**Data shown**

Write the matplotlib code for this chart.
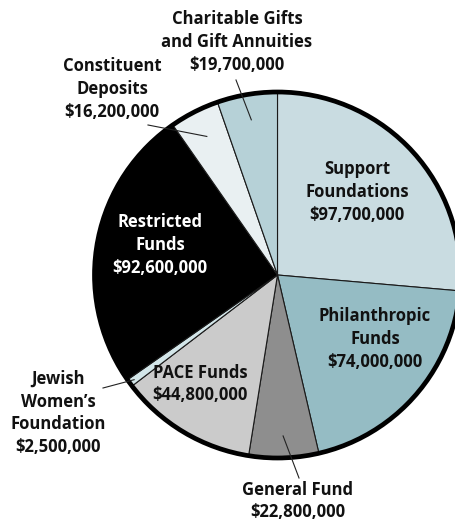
import matplotlib.pyplot as plt
import numpy as np

labels = ["Support\nFoundations", "Philanthropic\nFunds", "General Fund", "PACE Funds",
          "Jewish\nWomen\u2019s\nFoundation", "Restricted\nFunds", "Constituent\nDeposits",
          "Charitable Gifts\nand Gift Annuities"]
amounts = [97.7, 74.0, 22.8, 44.8, 2.5, 92.6, 16.2, 19.7]  # millions of dollars
colors = ["#c9dce1", "#95bcc4", "#8e8e8e", "#cbcbcb", "#d3e6e9", "#000000", "#e9f0f2", "#b6d1d7"]

W, H = 455, 519
cx, cy, R = 277.5, H - 275, 183

fig = plt.figure(figsize=(W / 100, H / 100), dpi=100)
ax = fig.add_axes([0, 0, 1, 1])
wedges, _ = ax.pie(amounts, colors=colors, startangle=90, counterclock=False,
                   center=(cx, cy), radius=R,
                   wedgeprops=dict(edgecolor="#1a1a1a", linewidth=0.8))
ring = plt.Circle((cx, cy), R, fill=False, edgecolor="black", linewidth=3.4)
ax.add_patch(ring)
ax.set_xlim(0, W)
ax.set_ylim(0, H)
ax.set_aspect("equal")
ax.axis("off")

font = dict(family="Open Sans", fontweight="bold", fontsize=12, ha="center", va="center",
            linespacing=1.33)

def money(v):
    return "${:,.0f}".format(v * 1e6)

# label positions in pixel coords (x from left, y from top), text colour
pos = {
    0: (357, 192, "#111111"),
    1: (375, 339, "#111111"),
    2: (298, 501, "#111111"),
    3: (200, 384, "#111111"),
    4: (58, 413, "#111111"),
    5: (160, 245, "white"),
    6: (112, 89, "#111111"),
    7: (237, 42, "#111111"),
}
# leader start (near text), in pixel coords
leaders = {2: (299, 478), 4: (103, 388), 6: (148, 125), 7: (236, 80)}
leader_r = {2: 0.88, 4: 0.97, 6: 0.85, 7: 0.86}

for i, (x, y, c) in pos.items():
    ax.text(x, H - y, labels[i] + "\n" + money(amounts[i]), color=c, **font)

for i, (lx, ly) in leaders.items():
    w = wedges[i]
    mid = np.deg2rad((w.theta1 + w.theta2) / 2)
    px = cx + leader_r[i] * R * np.cos(mid)
    py = cy + leader_r[i] * R * np.sin(mid)
    ax.plot([lx, px], [H - ly, py], color="#222222", linewidth=0.8)

fig.savefig("out.png", dpi=100)
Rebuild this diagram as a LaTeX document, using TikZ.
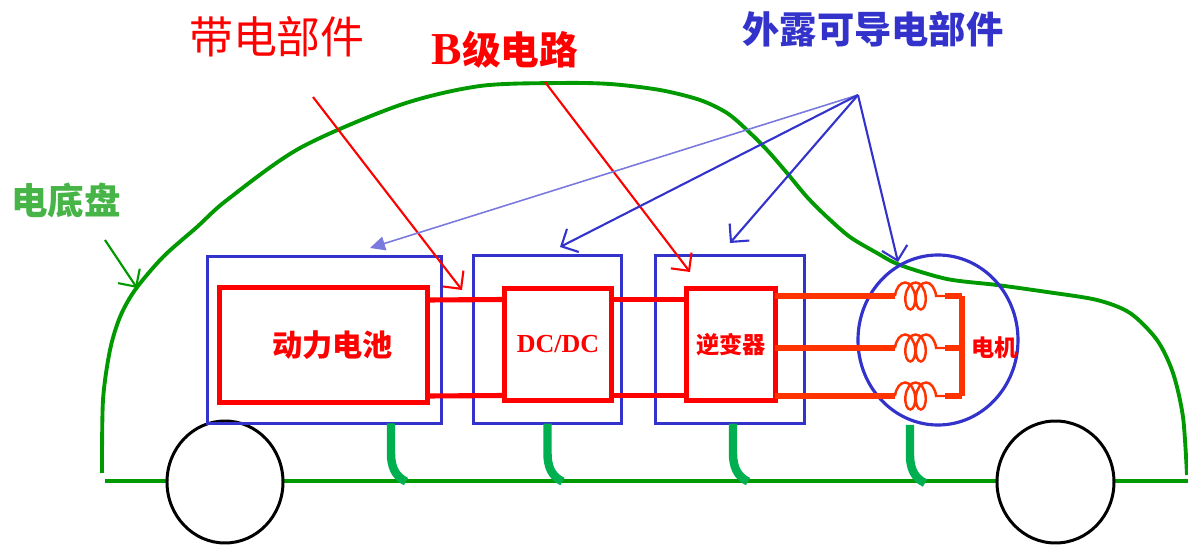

**What is needed**
Restate only the lines running from the start of the material above through the line containing "cx, cy, R = 277.5, H - 275, 183", ends included. No pictures.

**Task answer**
Write the matplotlib code for this chart.
import matplotlib.pyplot as plt
import numpy as np

labels = ["Support\nFoundations", "Philanthropic\nFunds", "General Fund", "PACE Funds",
          "Jewish\nWomen\u2019s\nFoundation", "Restricted\nFunds", "Constituent\nDeposits",
          "Charitable Gifts\nand Gift Annuities"]
amounts = [97.7, 74.0, 22.8, 44.8, 2.5, 92.6, 16.2, 19.7]  # millions of dollars
colors = ["#c9dce1", "#95bcc4", "#8e8e8e", "#cbcbcb", "#d3e6e9", "#000000", "#e9f0f2", "#b6d1d7"]

W, H = 455, 519
cx, cy, R = 277.5, H - 275, 183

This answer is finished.